Before Apollodorus' time, the Parthians were also Hellenists. They even claimed descent from one Andragoras, a [Doric] Greek captain of the Macedonian conquest. This was nothing unusual for the turn of the first century BC; Armenia was doing this too, and more-so Pontus, to varying degrees of historical likelihood. Toward the end of the Parthian state, by contrast, their shahs got into their heads to LARP rather as Achaemenids - as shahs sometimes do. Apollodorus, in between, lived his career when the Parthian shahs claimed ancestry from Arsaces an Iranian from Balkh / Bactria. Most of us, too, would accept that "Arsacid" lineage as likely for them. At any rate, Trogus did not challenge Apollodorus' pro-Arsacid bias. The shahs likely hadn't claimed to be Persians, yet, which claim I suspect Trogus would have marked as hubris.

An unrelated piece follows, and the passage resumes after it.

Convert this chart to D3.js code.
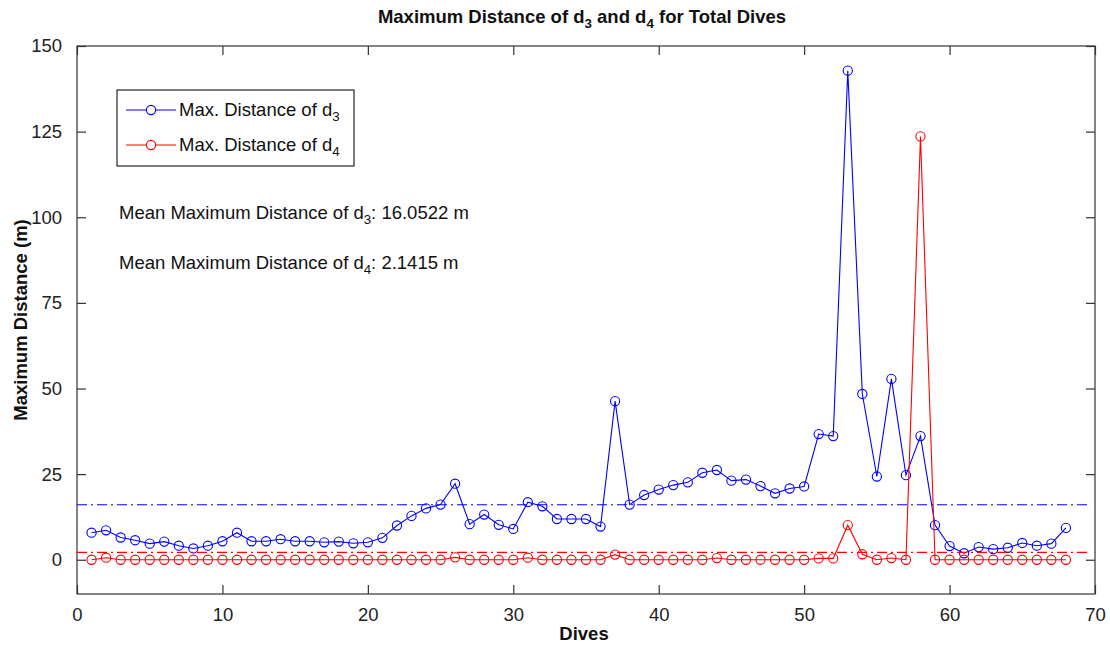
<!DOCTYPE html>
<html>
<head>
<meta charset="utf-8">
<script src="https://cdn.jsdelivr.net/npm/d3@7"></script>
<style>
  html, body { margin: 0; padding: 0; background: #fff; }
  svg { display: block; font-family: "Liberation Sans", Arial, Helvetica, sans-serif; }
</style>
</head>
<body>
<svg id="chart" width="1110" height="645"></svg>
<script>
const dives = [1,2,3,4,5,6,7,8,9,10,11,12,13,14,15,16,17,18,19,20,21,22,23,24,25,26,27,28,29,30,31,32,33,34,35,36,37,38,39,40,41,42,43,44,45,46,47,48,49,50,51,52,53,54,55,56,57,58,59,60,61,62,63,64,65,66,67,68];
const maxD3 = [7.9,8.6,6.5,5.7,4.7,5.3,4.1,3.3,4.1,5.4,
               7.9,5.4,5.4,6.0,5.4,5.4,5.1,5.3,4.8,5.1,
               6.4,10.0,12.8,15.0,16.1,22.2,10.4,13.2,10.2,9.0,
               16.8,15.6,11.9,11.9,11.9,9.7,46.3,16.1,18.9,20.5,
               21.8,22.6,25.4,26.2,23.1,23.4,21.5,19.4,20.8,21.4,
               36.7,36.1,142.8,48.4,24.3,52.8,24.7,36.1,10.1,4.0,
               1.9,3.7,3.1,3.5,4.9,4.1,4.7,9.3];
const maxD4 = [0,0.6,0,0,0,0,0,0,0,0,
               0,0,0,0,0,0,0,0,0,0,
               0,0,0,0,0,0.7,0,0,0,0,
               0.6,0,0,0,0,0,1.5,0,0,0,
               0,0,0,0.5,0,0,0,0,0,0,
               0.4,0.4,10.1,1.6,0,0.5,0,123.6,0,0,
               0,0,0,0,0,0,0,0];
const meanD3 = 16.0522;
const meanD4 = 2.1415;
const xTicks = [0,10,20,30,40,50,60,70];
const yTicks = [0,25,50,75,100,125,150];
const xDomain = [0,70];
const yDomain = [-10,150];

const svg = d3.select("#chart");
const L = 77, R = 1095, T = 46, B = 594;
const x = d3.scaleLinear().domain(xDomain).range([L, R]);
const y = d3.scaleLinear().domain(yDomain).range([B, T]);
const axisColor = "#333";
const fs = 18.5;

// Frame
svg.append("rect").attr("x", L).attr("y", T).attr("width", R - L).attr("height", B - T)
  .attr("fill", "none").attr("stroke", axisColor).attr("stroke-width", 1.2);

function styleAxis(g, showLabels) {
  g.select(".domain").remove();
  g.selectAll(".tick line").attr("stroke", axisColor).attr("stroke-width", 1.2);
  g.selectAll(".tick text").attr("fill", "#222").style("font-size", fs + "px");
  if (!showLabels) g.selectAll(".tick text").remove();
}
svg.append("g").attr("transform", `translate(0,${B})`)
  .call(d3.axisBottom(x).tickValues(xTicks).tickSize(-9).tickPadding(14).tickFormat(d3.format("d")))
  .call(g => styleAxis(g, true));
svg.append("g").attr("transform", `translate(0,${T})`)
  .call(d3.axisTop(x).tickValues(xTicks).tickSize(-9))
  .call(g => styleAxis(g, false));
svg.append("g").attr("transform", `translate(${L},0)`)
  .call(d3.axisLeft(y).tickValues(yTicks).tickSize(-9).tickPadding(15).tickFormat(d3.format("d")))
  .call(g => styleAxis(g, true));
svg.append("g").attr("transform", `translate(${R},0)`)
  .call(d3.axisRight(y).tickValues(yTicks).tickSize(-9))
  .call(g => styleAxis(g, false));

// Series
const series = [
  { vals: maxD3, color: "#0000ff" },
  { vals: maxD4, color: "#ff0000" }
];
const line = d3.line().x((d, i) => x(dives[i])).y(d => y(d));
series.forEach(s => {
  svg.append("path").datum(s.vals).attr("d", line)
    .attr("fill", "none").attr("stroke", s.color).attr("stroke-width", 1.1);
  svg.append("g").selectAll("circle").data(s.vals).join("circle")
    .attr("cx", (d, i) => x(dives[i])).attr("cy", d => y(d)).attr("r", 4.6)
    .attr("fill", "none").attr("stroke", s.color).attr("stroke-width", 1.1);
});

// Mean lines
[{ v: meanD3, color: "#0000ff" }, { v: meanD4, color: "#ff0000" }].forEach(m => {
  svg.append("line").attr("x1", x(xDomain[0])).attr("x2", x(xDomain[1]) - 4)
    .attr("y1", y(m.v)).attr("y2", y(m.v))
    .attr("stroke", m.color).attr("stroke-width", 1.1).attr("stroke-dasharray", "10,4,2,4");
});

// Text helper with subscript
function subText(g, parts, attrs) {
  const t = g.append("text");
  Object.entries(attrs).forEach(([k, v]) => t.attr(k, v));
  parts.forEach(p => {
    if (p.sub) {
      t.append("tspan").attr("dy", 5).style("font-size", "0.72em").text(p.t);
    } else {
      const ts = t.append("tspan").text(p.t);
      if (p.after) ts.attr("dy", -5);
    }
  });
  return t;
}

// Title
subText(svg, [
  { t: "Maximum Distance of d" }, { t: "3", sub: true }, { t: " and d", after: true },
  { t: "4", sub: true }, { t: " for Total Dives", after: true }
], { x: (L + R) / 2 - 4, y: 23, "text-anchor": "middle", "font-weight": "bold", "font-size": fs + "px", fill: "#111" });

// Axis labels
svg.append("text").attr("x", (L + R) / 2 - 2).attr("y", 640).attr("text-anchor", "middle")
  .attr("font-weight", "bold").attr("font-size", fs + "px").attr("fill", "#111").text("Dives");
svg.append("text").attr("transform", `translate(27,${(T + B) / 2}) rotate(-90)`)
  .attr("text-anchor", "middle").attr("font-weight", "bold").attr("font-size", fs + "px")
  .attr("fill", "#111").text("Maximum Distance (m)");

// Legend
const lg = svg.append("g");
lg.append("rect").attr("x", 117).attr("y", 90).attr("width", 237).attr("height", 76)
  .attr("fill", "#fff").attr("stroke", "#111").attr("stroke-width", 1.1);
const legendItems = [
  { label: "Max. Distance of d", sub: "3", color: "#0000ff", yy: 110 },
  { label: "Max. Distance of d", sub: "4", color: "#ff0000", yy: 145 }
];
legendItems.forEach(it => {
  lg.append("line").attr("x1", 126).attr("x2", 176).attr("y1", it.yy).attr("y2", it.yy)
    .attr("stroke", it.color).attr("stroke-width", 1.1);
  lg.append("circle").attr("cx", 151).attr("cy", it.yy).attr("r", 4.6)
    .attr("fill", "#fff").attr("stroke", it.color).attr("stroke-width", 1.1);
  subText(lg, [{ t: it.label }, { t: it.sub, sub: true }],
    { x: 179, y: it.yy + 6, "font-size": fs + "px", fill: "#111" });
});

// Annotations
subText(svg, [{ t: "Mean Maximum Distance of d" }, { t: "3", sub: true }, { t: ": " + meanD3 + " m", after: true }],
  { x: 119, y: 219, "font-size": fs + "px", fill: "#111" });
subText(svg, [{ t: "Mean Maximum Distance of d" }, { t: "4", sub: true }, { t: ": " + meanD4 + " m", after: true }],
  { x: 119, y: 269, "font-size": fs + "px", fill: "#111" });
</script>
</body>
</html>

Apollodorus stops after Orodes II / 50 BC, early in Trogus' chapter #42. Our man must fill in the rest from others - Nikonorov suggests Nicolaus, Sallust, and even Strabo. Borgna, later, argues as a source for Trogus #12, Posidonius, back when the Arsacids were still "Andragorids". Borgna won't take seriously Timagenes as a potential source.

Wednesday, April 1, 2026

The Life of Adam and Eve - in Syriac, or not

Gavin McDowell has The Rewritten Bible in Late Antiquity. We can read it legally; thank you Brill. This concerns the Pirqe ascribed to rabbi Eliezer, and its contacts with good ol' Jubilees and that Cave-of-Treasures. I haven't read all of it yet. I just got to it.

One point worthy of mention is that the Cave, Syriac itself; relied upon the Life of Adam and Eve, which is not. McDowell does not think that this Life was ever translated into that language. I deem that statement in want of a footnote - better, a paragraph.

Yes yes, I know: proving a negative is a mug's game, don't do it, so don't demand of others to do it.

What can instead be done is some hint that the Cave had access to Greek lore directly elsewhere.

Movses Khorenatsi and John bar Penkaye each can be tagged as men who did not read languages beyond Armenian and Syriac, respectively; unable to cite lore outside what had been translated into their languages already. I say "can be" because, I mean, this is just a blog; but I am pretty sure most Movses forewords, and Yulia Furman, can be brought to back me up here.

McDowell is not writing a blog. If I needed him in hardcopy, I'd have to front $110 minus a penny, plus a tax and shipping.

If the Cave could read Greek, we are good. If not... then the Life had to exist in Syriac. In this case the reason it ceased in Syriac is simply that the Cave supplanted it.